How to enable Linguistic Quality Estimation
Linguistic Quality Estimation is only available as part of Smartling’s AI Toolkit. To learn more or to enable the AI Toolkit for your account, please reach out to your Smartling Customer Success Manager.
Once the AI Toolkit has been activated for your account, Linguistic Quality Estimation then needs to be enabled on a workflow step level:
- In your Smartling project, navigate to Settings > Workflows.
- On a workflow that uses machine translation, click Manage Step on the Translation step.
- Ensure that the toggle to Linguistic Quality Estimation is switched On.
By default, this setting is disabled.
Tip: If this setting is not visible for your workflow, please ensure to select an MT Profile in the "Translation Provider" dropdown first.
- [Optional Add-On] If you have purchased a fine-tuned model for LQE, select your custom model from the dropdown menu.
Supported workflows
We would recommend enabling Linguistic Quality Estimation only on MTPE workflows, i.e. workflows with a machine translation step, which is followed by a step for human Post-Edit, Edit or Review.

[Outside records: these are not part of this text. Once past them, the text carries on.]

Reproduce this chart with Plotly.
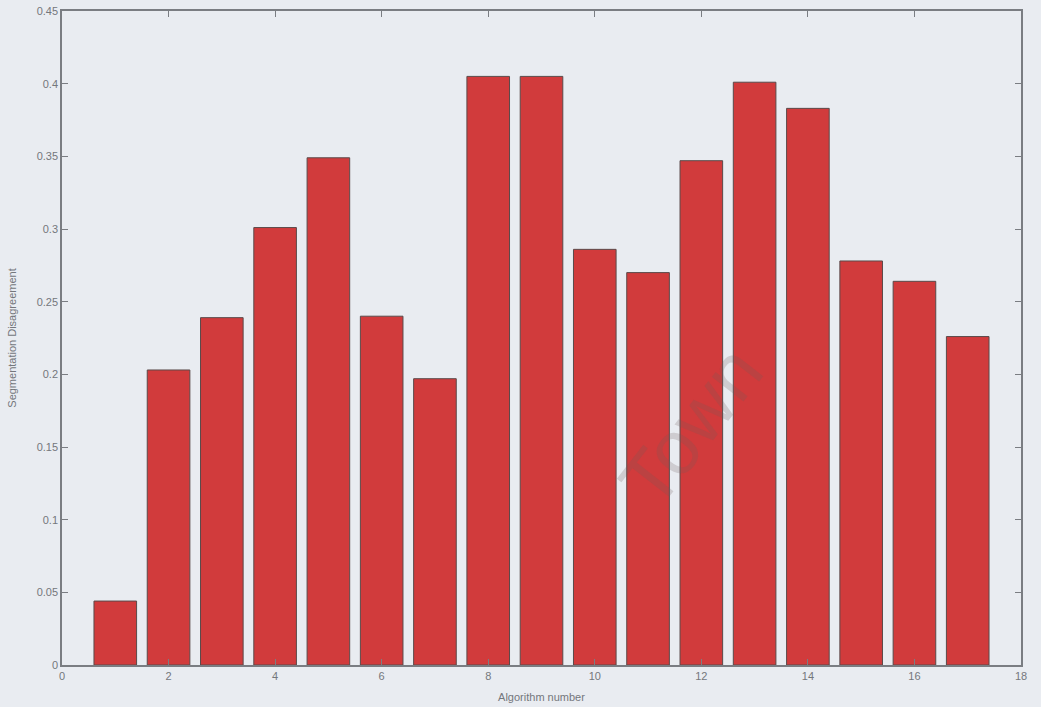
import plotly.graph_objects as go

algorithms = list(range(1, 18))
disagreement = [0.044, 0.203, 0.239, 0.301, 0.349, 0.240, 0.197, 0.405, 0.405,
                0.286, 0.270, 0.347, 0.401, 0.383, 0.278, 0.264, 0.226]
x_ticks = list(range(0, 20, 2))
y_ticks = [round(0.05 * i, 2) for i in range(10)]

bg = "#e9ecf1"
axis_col = "#7a7d82"
font_col = "#74777c"

fig = go.Figure()
fig.add_trace(go.Bar(
    x=algorithms, y=disagreement, width=0.8,
    marker=dict(color="#d13b3c", line=dict(color="#5a4a4a", width=1)),
))

axis_common = dict(
    showgrid=False, zeroline=False, showline=True, linecolor=axis_col, linewidth=1.5,
    mirror="ticks", ticks="inside", ticklen=6, tickcolor=axis_col, tickwidth=1,
    automargin=False,
    tickfont=dict(family="Liberation Sans, Arial", size=11, color=font_col),
)

fig.update_layout(
    width=1041, height=707,
    margin=dict(l=62, r=20, t=11, b=42),
    paper_bgcolor=bg, plot_bgcolor=bg,
    showlegend=False,
    xaxis=dict(range=[0, 18], tickvals=x_ticks, ticktext=[str(v) for v in x_ticks],
               title=dict(text="Algorithm number", standoff=12,
                          font=dict(family="Liberation Sans, Arial", size=11, color=font_col)),
               **axis_common),
    yaxis=dict(range=[0, 0.45], tickvals=y_ticks, ticktext=[f"{v:g}" for v in y_ticks],
               title=dict(text="Segmentation Disagreement", standoff=18,
                          font=dict(family="Liberation Sans, Arial", size=11, color=font_col)),
               **axis_common),
    annotations=[dict(text="Town", x=0.655, y=0.365, xref="paper", yref="paper",
                      showarrow=False, textangle=-52,
                      font=dict(family="Liberation Sans, Arial", size=76,
                                color="rgba(110,90,90,0.22)"))],
)

fig.write_html("out.html", config={"displayModeBar": False},
               post_script="document.body.style.margin='0';document.body.style.overflow='hidden';document.body.style.background='" + bg + "';")
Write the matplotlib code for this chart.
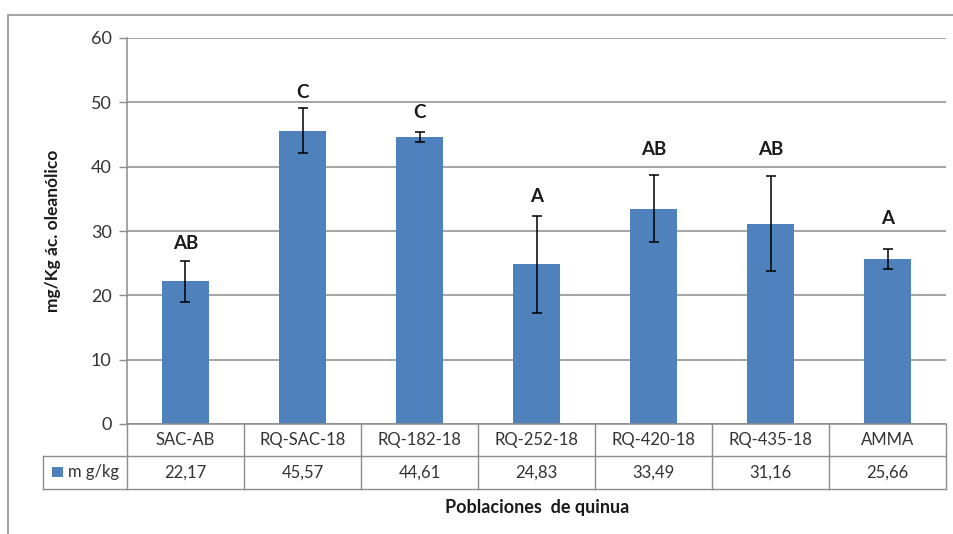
import matplotlib.pyplot as plt
from matplotlib.patches import Rectangle
import numpy as np

# data
poblaciones = ["SAC-AB", "RQ-SAC-18", "RQ-182-18", "RQ-252-18", "RQ-420-18", "RQ-435-18", "AMMA"]
mg_kg = [22.17, 45.57, 44.61, 24.83, 33.49, 31.16, 25.66]
error = [3.2, 3.5, 0.8, 7.5, 5.2, 7.45, 1.5]
letras = ["AB", "C", "C", "A", "AB", "AB", "A"]
letra_y = [28.1, 51.5, 48.4, 35.3, 42.6, 42.6, 32.0]
yticks = [0, 10, 20, 30, 40, 50, 60]

plt.rcParams['font.family'] = ['Lato', 'DejaVu Sans']
grey = '#8c8c8c'
blue = '#4f81bd'
fs = 12

fig = plt.figure(figsize=(9.54, 5.34), dpi=100)
ax = fig.add_axes([127/954, 110/534, 819/954, 386/534])

x = np.arange(len(poblaciones))
ax.bar(x, mg_kg, width=0.4, color=blue, zorder=2)
ax.errorbar(x, mg_kg, yerr=error, fmt='none', ecolor='black', elinewidth=1.1,
            capsize=3.5, capthick=1.1, zorder=3)
for i in range(len(x)):
    ax.text(x[i], letra_y[i], letras[i], ha='center', va='center',
            fontsize=13.5, fontweight='bold', color='#1a1a1a')

ax.set_xlim(-0.5, len(x)-0.5)
ax.set_ylim(0, 60)
ax.set_yticks(yticks)
ax.set_yticklabels([str(t) for t in yticks], fontsize=13, color='#333333')
ax.yaxis.grid(True, color=grey, lw=1.1, zorder=0)
ax.set_xticks([])
ax.tick_params(axis='y', length=6, width=1, color=grey, pad=5)
for s in ['top', 'right', 'bottom']:
    ax.spines[s].set_visible(False)
ax.spines['left'].set_color(grey)
ax.spines['left'].set_linewidth(1.1)

# data table under the axis
tr = ax.get_xaxis_transform()
row1 = -32/386
row2 = -65/386
leg_left = -0.5 - 83.5/117
lw = 1.0
ax.plot([-0.5, len(x)-0.5], [0, 0], transform=tr, color=grey, lw=1.1, clip_on=False)
ax.plot([leg_left, len(x)-0.5], [row1, row1], transform=tr, color=grey, lw=lw, clip_on=False)
ax.plot([leg_left, len(x)-0.5], [row2, row2], transform=tr, color=grey, lw=lw, clip_on=False)
ax.plot([leg_left, leg_left], [row1, row2], transform=tr, color=grey, lw=lw, clip_on=False)
for b in np.arange(-0.5, len(x), 1.0):
    ax.plot([b, b], [0, row2], transform=tr, color=grey, lw=lw, clip_on=False)
for i in range(len(x)):
    ax.text(x[i], row1/2, poblaciones[i], transform=tr, ha='center', va='center',
            fontsize=fs, color='#333333')
    ax.text(x[i], (row1+row2)/2, f"{mg_kg[i]:.2f}".replace('.', ','), transform=tr,
            ha='center', va='center', fontsize=fs, color='#333333')

# legend key in the table
fig.add_artist(Rectangle((52/954, (534-477)/534), 11/954, 10/534, transform=fig.transFigure,
                         facecolor=blue, edgecolor='none'))
fig.text(68/954, (534-472)/534, "m g/kg", ha='left', va='center', fontsize=fs, color='#333333')

fig.text(53/954, (534-231)/534, "mg/Kg ác. oleanólico", rotation=90, ha='center',
         va='center', fontsize=12.5, fontweight='bold', color='#1a1a1a')
fig.text(537/954, (534-507)/534, "Poblaciones  de quinua", ha='center', va='center',
         fontsize=13, fontweight='bold', color='#1a1a1a')

# outer chart frame
fig.add_artist(Rectangle((8/954, -0.05), 1.0, (534-15)/534 + 0.05, transform=fig.transFigure,
                         facecolor='none', edgecolor=grey, lw=1.1))

plt.savefig("out.png", dpi=100)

Linguistic Quality Estimation is not available for workflows managed by Smartling Language Services, including AI-Powered Human Translation.
Important considerations
SmartMatched strings are not evaluated
If a string uses SmartMatch, no Linguistic Quality Estimation level is assigned, as the string bypasses the machine translation step.
Supported languages
While Linguistic Quality Estimation is available for all locales supported by Smartling, we would recommend using it for the most common, high-resource languages for the best results.